▸ Task brief:
Extract the listing in its entirety, keeping each line identical to the original.

▸ Records for processing:
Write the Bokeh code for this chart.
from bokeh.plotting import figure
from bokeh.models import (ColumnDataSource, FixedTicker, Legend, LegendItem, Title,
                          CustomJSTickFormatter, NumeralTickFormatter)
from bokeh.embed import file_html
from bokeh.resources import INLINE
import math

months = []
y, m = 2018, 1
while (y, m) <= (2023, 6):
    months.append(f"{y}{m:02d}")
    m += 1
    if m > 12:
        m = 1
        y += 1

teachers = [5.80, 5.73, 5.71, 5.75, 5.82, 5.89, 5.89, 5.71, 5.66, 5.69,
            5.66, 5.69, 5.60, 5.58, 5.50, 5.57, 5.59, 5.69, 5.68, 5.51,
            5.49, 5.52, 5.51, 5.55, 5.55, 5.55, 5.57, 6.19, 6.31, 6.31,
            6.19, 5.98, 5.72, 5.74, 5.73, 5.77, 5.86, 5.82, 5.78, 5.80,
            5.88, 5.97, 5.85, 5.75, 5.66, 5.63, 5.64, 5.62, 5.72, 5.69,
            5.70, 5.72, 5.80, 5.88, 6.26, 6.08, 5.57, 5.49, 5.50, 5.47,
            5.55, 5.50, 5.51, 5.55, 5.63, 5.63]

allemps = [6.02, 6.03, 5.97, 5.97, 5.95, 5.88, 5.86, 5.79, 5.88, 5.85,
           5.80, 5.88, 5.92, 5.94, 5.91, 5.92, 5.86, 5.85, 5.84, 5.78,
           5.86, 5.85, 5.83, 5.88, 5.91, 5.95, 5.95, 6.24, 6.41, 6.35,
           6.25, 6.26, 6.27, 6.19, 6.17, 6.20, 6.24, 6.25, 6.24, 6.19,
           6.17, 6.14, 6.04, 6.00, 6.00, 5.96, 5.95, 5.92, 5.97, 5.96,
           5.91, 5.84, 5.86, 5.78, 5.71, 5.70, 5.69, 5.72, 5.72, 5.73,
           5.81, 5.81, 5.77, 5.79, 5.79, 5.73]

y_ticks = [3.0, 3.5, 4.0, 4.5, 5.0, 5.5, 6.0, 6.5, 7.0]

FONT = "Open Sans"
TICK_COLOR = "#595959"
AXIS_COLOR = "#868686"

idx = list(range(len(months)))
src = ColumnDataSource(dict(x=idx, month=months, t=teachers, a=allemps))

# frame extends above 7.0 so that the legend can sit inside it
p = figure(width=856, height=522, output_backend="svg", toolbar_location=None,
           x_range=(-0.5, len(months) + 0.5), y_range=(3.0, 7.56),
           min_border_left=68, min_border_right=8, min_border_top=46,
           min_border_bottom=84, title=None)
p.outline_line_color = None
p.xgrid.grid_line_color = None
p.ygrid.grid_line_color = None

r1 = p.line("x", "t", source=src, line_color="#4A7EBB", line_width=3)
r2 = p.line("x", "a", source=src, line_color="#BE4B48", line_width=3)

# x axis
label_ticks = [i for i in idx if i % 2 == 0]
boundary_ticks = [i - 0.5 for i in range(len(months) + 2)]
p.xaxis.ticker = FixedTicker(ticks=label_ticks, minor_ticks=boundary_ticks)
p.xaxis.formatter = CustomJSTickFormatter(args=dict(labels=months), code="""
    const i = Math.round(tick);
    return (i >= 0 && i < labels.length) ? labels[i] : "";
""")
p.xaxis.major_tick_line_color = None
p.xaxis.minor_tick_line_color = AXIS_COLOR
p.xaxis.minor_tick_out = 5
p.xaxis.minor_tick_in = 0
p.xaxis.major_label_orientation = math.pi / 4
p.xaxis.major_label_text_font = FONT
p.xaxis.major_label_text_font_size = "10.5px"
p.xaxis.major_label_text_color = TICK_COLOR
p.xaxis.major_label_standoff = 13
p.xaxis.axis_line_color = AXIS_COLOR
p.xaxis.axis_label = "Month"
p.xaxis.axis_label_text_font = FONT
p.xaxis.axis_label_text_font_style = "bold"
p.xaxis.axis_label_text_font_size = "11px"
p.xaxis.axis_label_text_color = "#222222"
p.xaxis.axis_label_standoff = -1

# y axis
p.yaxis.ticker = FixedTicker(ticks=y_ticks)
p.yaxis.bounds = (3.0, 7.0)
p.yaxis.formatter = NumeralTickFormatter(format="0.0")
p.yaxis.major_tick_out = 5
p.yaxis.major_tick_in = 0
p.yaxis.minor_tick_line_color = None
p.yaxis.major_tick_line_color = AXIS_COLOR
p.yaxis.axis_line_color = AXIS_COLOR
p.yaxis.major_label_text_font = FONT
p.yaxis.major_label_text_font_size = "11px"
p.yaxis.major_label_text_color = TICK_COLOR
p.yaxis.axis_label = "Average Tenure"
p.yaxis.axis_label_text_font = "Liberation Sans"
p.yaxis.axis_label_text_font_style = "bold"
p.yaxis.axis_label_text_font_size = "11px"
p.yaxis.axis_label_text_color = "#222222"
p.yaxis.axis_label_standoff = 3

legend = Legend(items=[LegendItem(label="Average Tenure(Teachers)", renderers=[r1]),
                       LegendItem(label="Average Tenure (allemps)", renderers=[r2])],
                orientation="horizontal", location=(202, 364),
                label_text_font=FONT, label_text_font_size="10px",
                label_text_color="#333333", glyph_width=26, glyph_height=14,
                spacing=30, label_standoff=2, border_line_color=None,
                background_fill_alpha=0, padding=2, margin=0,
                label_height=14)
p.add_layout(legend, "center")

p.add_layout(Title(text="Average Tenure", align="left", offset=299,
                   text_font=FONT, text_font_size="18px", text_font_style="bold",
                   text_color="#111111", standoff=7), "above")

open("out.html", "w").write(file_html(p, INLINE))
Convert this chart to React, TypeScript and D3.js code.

▸ Output of the task:
Write the Bokeh code for this chart.
from bokeh.plotting import figure
from bokeh.models import (ColumnDataSource, FixedTicker, Legend, LegendItem, Title,
                          CustomJSTickFormatter, NumeralTickFormatter)
from bokeh.embed import file_html
from bokeh.resources import INLINE
import math

months = []
y, m = 2018, 1
while (y, m) <= (2023, 6):
    months.append(f"{y}{m:02d}")
    m += 1
    if m > 12:
        m = 1
        y += 1

teachers = [5.80, 5.73, 5.71, 5.75, 5.82, 5.89, 5.89, 5.71, 5.66, 5.69,
            5.66, 5.69, 5.60, 5.58, 5.50, 5.57, 5.59, 5.69, 5.68, 5.51,
            5.49, 5.52, 5.51, 5.55, 5.55, 5.55, 5.57, 6.19, 6.31, 6.31,
            6.19, 5.98, 5.72, 5.74, 5.73, 5.77, 5.86, 5.82, 5.78, 5.80,
            5.88, 5.97, 5.85, 5.75, 5.66, 5.63, 5.64, 5.62, 5.72, 5.69,
            5.70, 5.72, 5.80, 5.88, 6.26, 6.08, 5.57, 5.49, 5.50, 5.47,
            5.55, 5.50, 5.51, 5.55, 5.63, 5.63]

allemps = [6.02, 6.03, 5.97, 5.97, 5.95, 5.88, 5.86, 5.79, 5.88, 5.85,
           5.80, 5.88, 5.92, 5.94, 5.91, 5.92, 5.86, 5.85, 5.84, 5.78,
           5.86, 5.85, 5.83, 5.88, 5.91, 5.95, 5.95, 6.24, 6.41, 6.35,
           6.25, 6.26, 6.27, 6.19, 6.17, 6.20, 6.24, 6.25, 6.24, 6.19,
           6.17, 6.14, 6.04, 6.00, 6.00, 5.96, 5.95, 5.92, 5.97, 5.96,
           5.91, 5.84, 5.86, 5.78, 5.71, 5.70, 5.69, 5.72, 5.72, 5.73,
           5.81, 5.81, 5.77, 5.79, 5.79, 5.73]

y_ticks = [3.0, 3.5, 4.0, 4.5, 5.0, 5.5, 6.0, 6.5, 7.0]

FONT = "Open Sans"
TICK_COLOR = "#595959"
AXIS_COLOR = "#868686"

idx = list(range(len(months)))
src = ColumnDataSource(dict(x=idx, month=months, t=teachers, a=allemps))

# frame extends above 7.0 so that the legend can sit inside it
p = figure(width=856, height=522, output_backend="svg", toolbar_location=None,
           x_range=(-0.5, len(months) + 0.5), y_range=(3.0, 7.56),
           min_border_left=68, min_border_right=8, min_border_top=46,
           min_border_bottom=84, title=None)
p.outline_line_color = None
p.xgrid.grid_line_color = None
p.ygrid.grid_line_color = None

r1 = p.line("x", "t", source=src, line_color="#4A7EBB", line_width=3)
r2 = p.line("x", "a", source=src, line_color="#BE4B48", line_width=3)

# x axis
label_ticks = [i for i in idx if i % 2 == 0]
boundary_ticks = [i - 0.5 for i in range(len(months) + 2)]
p.xaxis.ticker = FixedTicker(ticks=label_ticks, minor_ticks=boundary_ticks)
p.xaxis.formatter = CustomJSTickFormatter(args=dict(labels=months), code="""
    const i = Math.round(tick);
    return (i >= 0 && i < labels.length) ? labels[i] : "";
""")
p.xaxis.major_tick_line_color = None
p.xaxis.minor_tick_line_color = AXIS_COLOR
p.xaxis.minor_tick_out = 5
p.xaxis.minor_tick_in = 0
p.xaxis.major_label_orientation = math.pi / 4
p.xaxis.major_label_text_font = FONT
p.xaxis.major_label_text_font_size = "10.5px"
p.xaxis.major_label_text_color = TICK_COLOR
p.xaxis.major_label_standoff = 13
p.xaxis.axis_line_color = AXIS_COLOR
p.xaxis.axis_label = "Month"
p.xaxis.axis_label_text_font = FONT
p.xaxis.axis_label_text_font_style = "bold"
p.xaxis.axis_label_text_font_size = "11px"
p.xaxis.axis_label_text_color = "#222222"
p.xaxis.axis_label_standoff = -1

# y axis
p.yaxis.ticker = FixedTicker(ticks=y_ticks)
p.yaxis.bounds = (3.0, 7.0)
p.yaxis.formatter = NumeralTickFormatter(format="0.0")
p.yaxis.major_tick_out = 5
p.yaxis.major_tick_in = 0
p.yaxis.minor_tick_line_color = None
p.yaxis.major_tick_line_color = AXIS_COLOR
p.yaxis.axis_line_color = AXIS_COLOR
p.yaxis.major_label_text_font = FONT
p.yaxis.major_label_text_font_size = "11px"
p.yaxis.major_label_text_color = TICK_COLOR
p.yaxis.axis_label = "Average Tenure"
p.yaxis.axis_label_text_font = "Liberation Sans"
p.yaxis.axis_label_text_font_style = "bold"
p.yaxis.axis_label_text_font_size = "11px"
p.yaxis.axis_label_text_color = "#222222"
p.yaxis.axis_label_standoff = 3

legend = Legend(items=[LegendItem(label="Average Tenure(Teachers)", renderers=[r1]),
                       LegendItem(label="Average Tenure (allemps)", renderers=[r2])],
                orientation="horizontal", location=(202, 364),
                label_text_font=FONT, label_text_font_size="10px",
                label_text_color="#333333", glyph_width=26, glyph_height=14,
                spacing=30, label_standoff=2, border_line_color=None,
                background_fill_alpha=0, padding=2, margin=0,
                label_height=14)
p.add_layout(legend, "center")

p.add_layout(Title(text="Average Tenure", align="left", offset=299,
                   text_font=FONT, text_font_size="18px", text_font_style="bold",
                   text_color="#111111", standoff=7), "above")

open("out.html", "w").write(file_html(p, INLINE))
Convert this chart to React, TypeScript and D3.js code.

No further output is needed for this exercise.